Written instruction: Reproduce the listing below from the line with "Output the Python" to the line with "from bokeh.resources import INLINE", both lines included, character for character, minus any pictures.

Task inputs:
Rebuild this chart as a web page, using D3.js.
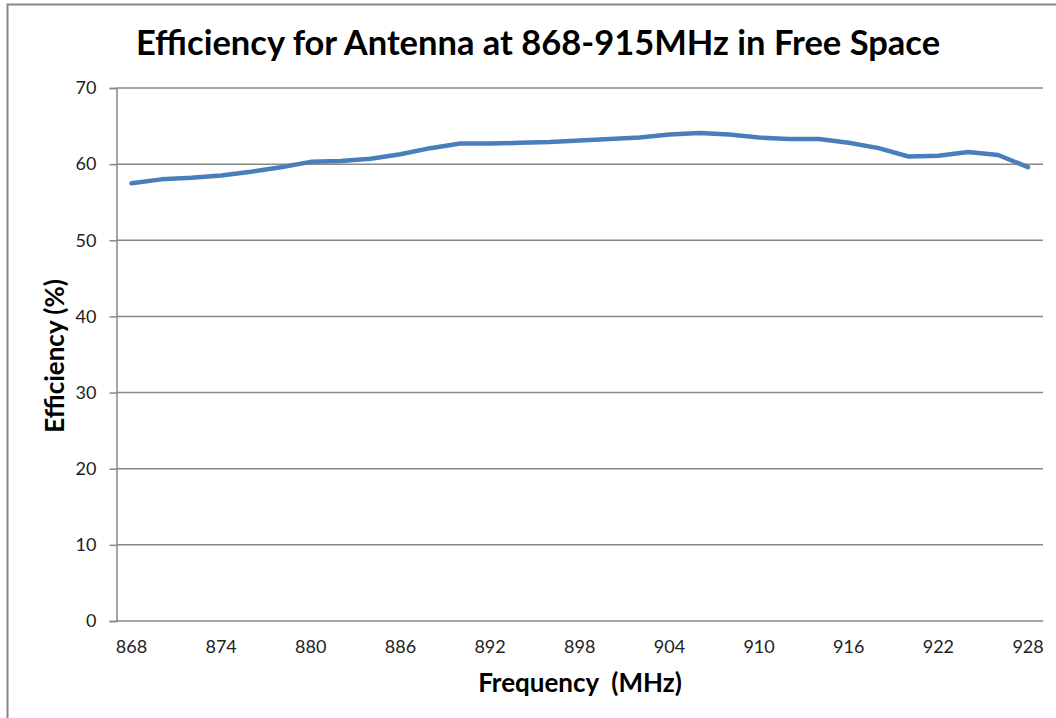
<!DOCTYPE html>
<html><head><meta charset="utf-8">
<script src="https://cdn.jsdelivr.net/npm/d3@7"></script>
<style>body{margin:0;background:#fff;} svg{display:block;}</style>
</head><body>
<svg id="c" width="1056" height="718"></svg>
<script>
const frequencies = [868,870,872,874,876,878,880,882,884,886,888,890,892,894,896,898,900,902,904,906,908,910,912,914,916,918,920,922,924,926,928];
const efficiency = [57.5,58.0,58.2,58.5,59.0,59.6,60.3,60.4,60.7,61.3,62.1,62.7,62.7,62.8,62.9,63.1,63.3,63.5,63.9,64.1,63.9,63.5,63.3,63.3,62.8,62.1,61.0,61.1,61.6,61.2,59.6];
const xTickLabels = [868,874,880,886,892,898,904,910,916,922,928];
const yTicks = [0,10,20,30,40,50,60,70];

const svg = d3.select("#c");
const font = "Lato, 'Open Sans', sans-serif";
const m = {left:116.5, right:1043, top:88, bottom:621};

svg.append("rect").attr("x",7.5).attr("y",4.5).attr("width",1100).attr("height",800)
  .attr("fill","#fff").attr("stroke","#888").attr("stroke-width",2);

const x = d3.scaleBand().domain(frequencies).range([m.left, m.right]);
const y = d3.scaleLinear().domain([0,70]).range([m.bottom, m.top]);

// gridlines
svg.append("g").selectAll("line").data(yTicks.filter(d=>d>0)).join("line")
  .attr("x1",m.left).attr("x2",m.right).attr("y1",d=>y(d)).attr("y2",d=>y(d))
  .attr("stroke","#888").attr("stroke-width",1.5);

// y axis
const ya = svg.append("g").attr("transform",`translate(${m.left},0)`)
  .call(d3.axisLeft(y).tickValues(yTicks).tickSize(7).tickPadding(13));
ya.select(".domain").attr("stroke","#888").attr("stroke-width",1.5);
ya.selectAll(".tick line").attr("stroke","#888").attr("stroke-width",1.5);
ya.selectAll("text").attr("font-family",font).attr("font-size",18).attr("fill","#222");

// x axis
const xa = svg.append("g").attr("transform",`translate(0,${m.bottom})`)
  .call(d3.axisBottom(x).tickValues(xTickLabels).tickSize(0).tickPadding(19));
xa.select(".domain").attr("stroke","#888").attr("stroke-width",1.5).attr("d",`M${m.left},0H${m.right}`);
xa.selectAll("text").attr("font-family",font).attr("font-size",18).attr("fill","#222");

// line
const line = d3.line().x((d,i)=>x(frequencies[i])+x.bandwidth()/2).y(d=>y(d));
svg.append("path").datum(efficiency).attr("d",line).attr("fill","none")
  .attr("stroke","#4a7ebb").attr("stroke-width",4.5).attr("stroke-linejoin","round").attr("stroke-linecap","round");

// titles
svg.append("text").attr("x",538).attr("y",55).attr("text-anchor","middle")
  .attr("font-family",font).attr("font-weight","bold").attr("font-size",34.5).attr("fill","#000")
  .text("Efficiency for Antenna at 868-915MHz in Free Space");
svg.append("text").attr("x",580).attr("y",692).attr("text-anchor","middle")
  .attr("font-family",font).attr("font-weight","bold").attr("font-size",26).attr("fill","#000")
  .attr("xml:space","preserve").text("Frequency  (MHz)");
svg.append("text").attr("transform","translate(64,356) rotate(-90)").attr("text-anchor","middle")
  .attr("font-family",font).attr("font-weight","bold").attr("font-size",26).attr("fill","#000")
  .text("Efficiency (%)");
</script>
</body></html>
* * *
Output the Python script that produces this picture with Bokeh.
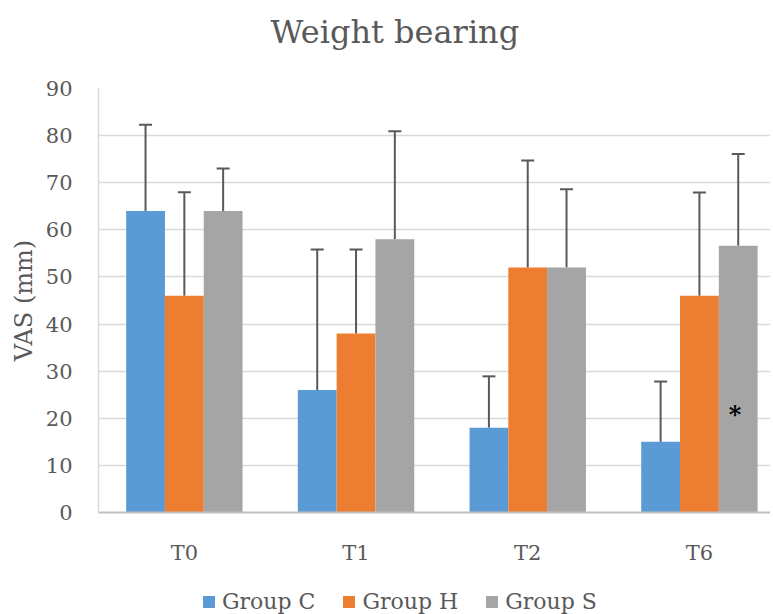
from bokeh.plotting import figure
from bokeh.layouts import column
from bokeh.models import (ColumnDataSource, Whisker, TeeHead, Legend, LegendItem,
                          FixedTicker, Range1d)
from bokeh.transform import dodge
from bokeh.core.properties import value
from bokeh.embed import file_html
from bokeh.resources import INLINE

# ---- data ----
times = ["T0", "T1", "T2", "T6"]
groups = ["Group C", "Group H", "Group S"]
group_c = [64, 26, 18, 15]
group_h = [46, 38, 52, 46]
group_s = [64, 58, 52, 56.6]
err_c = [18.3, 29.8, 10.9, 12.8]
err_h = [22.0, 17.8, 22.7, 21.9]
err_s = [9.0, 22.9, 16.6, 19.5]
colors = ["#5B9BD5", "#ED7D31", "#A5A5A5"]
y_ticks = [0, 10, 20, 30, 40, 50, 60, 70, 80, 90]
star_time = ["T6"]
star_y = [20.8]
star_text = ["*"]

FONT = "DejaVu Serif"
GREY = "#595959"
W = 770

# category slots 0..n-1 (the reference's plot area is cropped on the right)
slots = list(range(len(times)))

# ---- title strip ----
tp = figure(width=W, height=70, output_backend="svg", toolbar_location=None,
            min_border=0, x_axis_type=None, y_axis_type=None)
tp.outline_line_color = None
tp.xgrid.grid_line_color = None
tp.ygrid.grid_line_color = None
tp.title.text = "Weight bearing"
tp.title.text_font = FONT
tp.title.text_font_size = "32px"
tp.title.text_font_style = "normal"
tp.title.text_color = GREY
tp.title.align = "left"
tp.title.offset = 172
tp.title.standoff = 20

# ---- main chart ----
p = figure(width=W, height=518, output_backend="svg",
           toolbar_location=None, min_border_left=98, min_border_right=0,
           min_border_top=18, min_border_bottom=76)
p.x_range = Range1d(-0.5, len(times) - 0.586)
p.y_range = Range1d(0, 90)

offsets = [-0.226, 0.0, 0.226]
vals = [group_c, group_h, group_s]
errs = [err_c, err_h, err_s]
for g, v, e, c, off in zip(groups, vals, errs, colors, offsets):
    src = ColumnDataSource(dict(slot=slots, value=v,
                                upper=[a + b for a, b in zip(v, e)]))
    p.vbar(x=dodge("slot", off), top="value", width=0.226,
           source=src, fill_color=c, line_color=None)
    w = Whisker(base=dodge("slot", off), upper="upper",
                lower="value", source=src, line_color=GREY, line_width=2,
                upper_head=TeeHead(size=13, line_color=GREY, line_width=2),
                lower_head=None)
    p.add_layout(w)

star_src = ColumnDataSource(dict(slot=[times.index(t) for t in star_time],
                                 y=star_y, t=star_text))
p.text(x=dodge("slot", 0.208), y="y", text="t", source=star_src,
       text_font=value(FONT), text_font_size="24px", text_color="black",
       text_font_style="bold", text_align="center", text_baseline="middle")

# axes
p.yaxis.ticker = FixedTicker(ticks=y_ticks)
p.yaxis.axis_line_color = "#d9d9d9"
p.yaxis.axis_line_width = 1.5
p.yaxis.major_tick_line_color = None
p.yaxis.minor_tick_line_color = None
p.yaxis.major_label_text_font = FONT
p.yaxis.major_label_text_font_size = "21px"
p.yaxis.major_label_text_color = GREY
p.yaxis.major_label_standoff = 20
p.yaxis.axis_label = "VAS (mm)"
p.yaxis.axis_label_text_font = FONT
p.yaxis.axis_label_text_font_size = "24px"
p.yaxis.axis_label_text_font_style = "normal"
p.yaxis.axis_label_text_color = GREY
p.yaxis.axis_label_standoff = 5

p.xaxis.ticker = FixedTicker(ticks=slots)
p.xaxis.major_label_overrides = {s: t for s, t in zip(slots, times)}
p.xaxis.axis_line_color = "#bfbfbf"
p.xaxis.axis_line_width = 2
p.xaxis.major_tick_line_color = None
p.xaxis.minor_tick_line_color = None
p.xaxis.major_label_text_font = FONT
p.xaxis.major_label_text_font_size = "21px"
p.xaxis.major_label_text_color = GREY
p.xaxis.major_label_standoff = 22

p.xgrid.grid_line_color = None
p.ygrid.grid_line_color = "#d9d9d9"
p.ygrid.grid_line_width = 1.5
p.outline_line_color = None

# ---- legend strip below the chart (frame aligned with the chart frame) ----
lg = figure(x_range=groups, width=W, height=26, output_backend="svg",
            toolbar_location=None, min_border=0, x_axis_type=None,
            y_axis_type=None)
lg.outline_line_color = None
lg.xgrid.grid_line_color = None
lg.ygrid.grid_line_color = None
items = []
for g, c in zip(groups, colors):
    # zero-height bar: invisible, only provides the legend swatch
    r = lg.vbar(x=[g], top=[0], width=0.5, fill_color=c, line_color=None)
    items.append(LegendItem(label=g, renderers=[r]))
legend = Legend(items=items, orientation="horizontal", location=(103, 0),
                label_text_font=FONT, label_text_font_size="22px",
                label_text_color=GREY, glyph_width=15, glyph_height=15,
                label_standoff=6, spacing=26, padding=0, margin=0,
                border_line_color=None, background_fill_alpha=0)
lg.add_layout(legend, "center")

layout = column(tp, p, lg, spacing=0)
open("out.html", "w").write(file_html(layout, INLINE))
--
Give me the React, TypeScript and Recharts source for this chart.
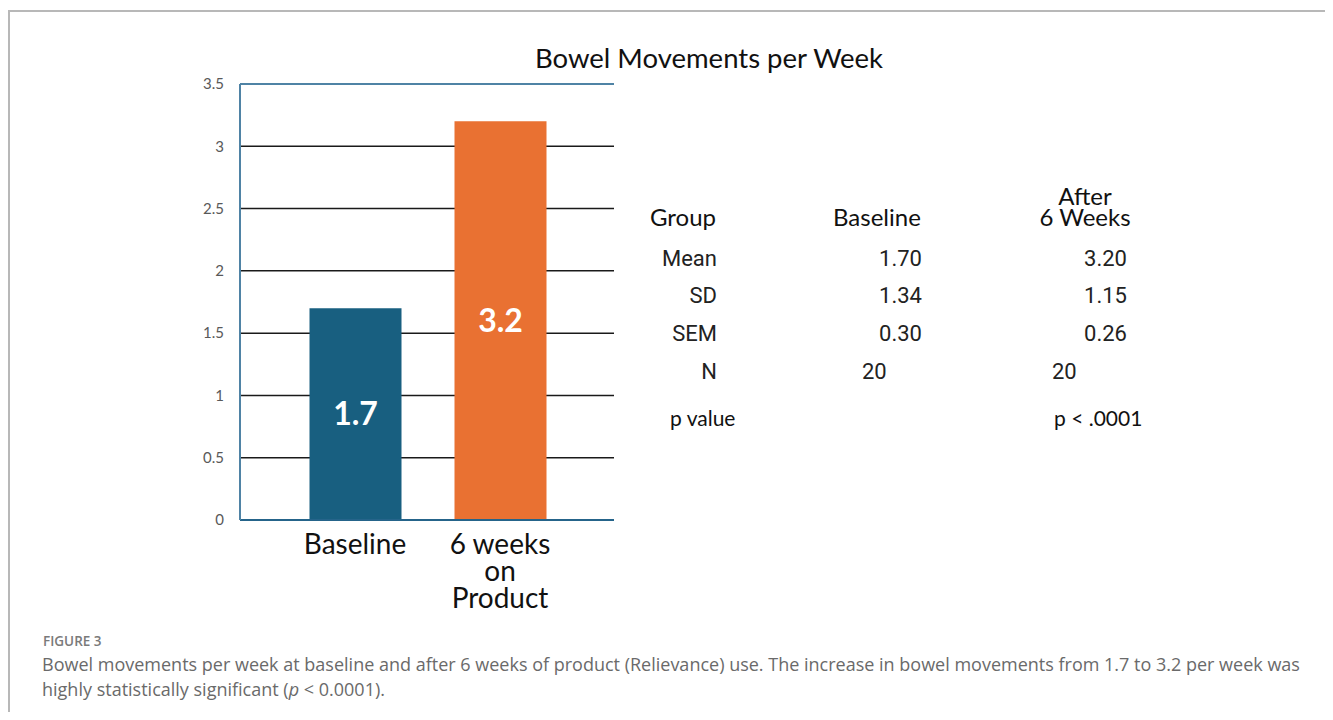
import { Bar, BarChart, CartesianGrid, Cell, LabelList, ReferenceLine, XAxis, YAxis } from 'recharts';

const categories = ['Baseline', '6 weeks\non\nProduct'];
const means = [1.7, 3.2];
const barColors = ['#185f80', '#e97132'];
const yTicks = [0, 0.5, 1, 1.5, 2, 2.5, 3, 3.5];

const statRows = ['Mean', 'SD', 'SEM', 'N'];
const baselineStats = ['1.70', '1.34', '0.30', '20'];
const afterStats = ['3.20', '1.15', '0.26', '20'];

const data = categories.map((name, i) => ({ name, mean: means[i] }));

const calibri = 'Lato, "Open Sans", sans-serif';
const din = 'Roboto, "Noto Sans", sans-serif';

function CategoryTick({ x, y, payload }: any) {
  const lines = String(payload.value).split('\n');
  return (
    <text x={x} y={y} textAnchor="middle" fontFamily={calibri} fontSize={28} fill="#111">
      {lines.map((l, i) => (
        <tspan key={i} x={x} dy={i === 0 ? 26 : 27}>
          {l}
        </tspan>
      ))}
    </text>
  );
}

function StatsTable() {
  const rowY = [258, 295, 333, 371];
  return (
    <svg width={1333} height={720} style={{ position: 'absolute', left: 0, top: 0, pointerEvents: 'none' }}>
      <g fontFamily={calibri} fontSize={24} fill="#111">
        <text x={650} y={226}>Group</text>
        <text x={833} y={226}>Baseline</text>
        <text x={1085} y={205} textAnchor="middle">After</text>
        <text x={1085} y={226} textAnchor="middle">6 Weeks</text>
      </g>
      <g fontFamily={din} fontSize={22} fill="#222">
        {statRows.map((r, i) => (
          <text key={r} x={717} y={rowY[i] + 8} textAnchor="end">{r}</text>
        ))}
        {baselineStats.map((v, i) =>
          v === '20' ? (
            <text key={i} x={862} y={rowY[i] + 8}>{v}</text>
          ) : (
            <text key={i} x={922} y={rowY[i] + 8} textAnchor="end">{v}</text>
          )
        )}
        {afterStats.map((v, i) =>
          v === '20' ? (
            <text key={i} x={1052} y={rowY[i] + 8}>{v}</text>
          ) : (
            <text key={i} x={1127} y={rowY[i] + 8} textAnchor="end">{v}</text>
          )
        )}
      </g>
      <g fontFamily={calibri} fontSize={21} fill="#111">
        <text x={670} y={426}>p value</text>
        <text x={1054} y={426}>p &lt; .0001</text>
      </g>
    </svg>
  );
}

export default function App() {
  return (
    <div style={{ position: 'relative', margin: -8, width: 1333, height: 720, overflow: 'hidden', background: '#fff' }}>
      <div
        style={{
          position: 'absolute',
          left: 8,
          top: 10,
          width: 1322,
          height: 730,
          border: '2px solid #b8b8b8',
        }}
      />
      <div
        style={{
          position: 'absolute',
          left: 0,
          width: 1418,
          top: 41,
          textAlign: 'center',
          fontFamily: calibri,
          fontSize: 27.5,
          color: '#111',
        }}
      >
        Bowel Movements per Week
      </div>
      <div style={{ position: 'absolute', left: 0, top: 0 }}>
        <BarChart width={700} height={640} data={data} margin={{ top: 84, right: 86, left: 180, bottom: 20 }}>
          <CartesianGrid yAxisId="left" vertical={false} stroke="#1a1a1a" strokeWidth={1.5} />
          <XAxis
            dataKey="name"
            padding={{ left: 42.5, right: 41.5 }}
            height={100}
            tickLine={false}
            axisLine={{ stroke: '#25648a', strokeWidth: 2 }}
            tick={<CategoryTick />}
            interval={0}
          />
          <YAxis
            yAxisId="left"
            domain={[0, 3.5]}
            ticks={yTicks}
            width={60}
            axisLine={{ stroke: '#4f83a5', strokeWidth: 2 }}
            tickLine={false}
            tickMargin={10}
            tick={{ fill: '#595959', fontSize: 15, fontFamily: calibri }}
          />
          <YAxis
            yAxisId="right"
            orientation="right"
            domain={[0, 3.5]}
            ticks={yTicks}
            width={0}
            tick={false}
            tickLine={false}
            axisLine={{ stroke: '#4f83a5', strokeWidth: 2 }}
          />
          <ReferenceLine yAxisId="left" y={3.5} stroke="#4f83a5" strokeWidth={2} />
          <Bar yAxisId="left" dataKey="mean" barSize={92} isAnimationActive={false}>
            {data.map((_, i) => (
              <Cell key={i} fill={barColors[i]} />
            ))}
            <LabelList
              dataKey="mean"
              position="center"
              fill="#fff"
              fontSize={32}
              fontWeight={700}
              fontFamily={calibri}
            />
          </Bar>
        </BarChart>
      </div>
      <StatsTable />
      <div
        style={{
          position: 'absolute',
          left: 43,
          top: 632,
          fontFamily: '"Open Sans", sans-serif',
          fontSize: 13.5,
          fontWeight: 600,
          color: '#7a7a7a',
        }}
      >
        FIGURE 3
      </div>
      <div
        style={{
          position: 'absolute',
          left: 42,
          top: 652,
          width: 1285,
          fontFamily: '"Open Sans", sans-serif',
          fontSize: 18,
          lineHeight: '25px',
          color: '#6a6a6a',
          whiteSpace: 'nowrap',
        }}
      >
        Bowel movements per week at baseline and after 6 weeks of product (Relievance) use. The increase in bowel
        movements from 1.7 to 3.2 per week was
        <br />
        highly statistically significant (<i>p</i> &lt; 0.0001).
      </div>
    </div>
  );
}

Response to this exercise:
Output the Python script that produces this picture with Bokeh.
from bokeh.plotting import figure
from bokeh.layouts import column
from bokeh.models import (ColumnDataSource, Whisker, TeeHead, Legend, LegendItem,
                          FixedTicker, Range1d)
from bokeh.transform import dodge
from bokeh.core.properties import value
from bokeh.embed import file_html
from bokeh.resources import INLINE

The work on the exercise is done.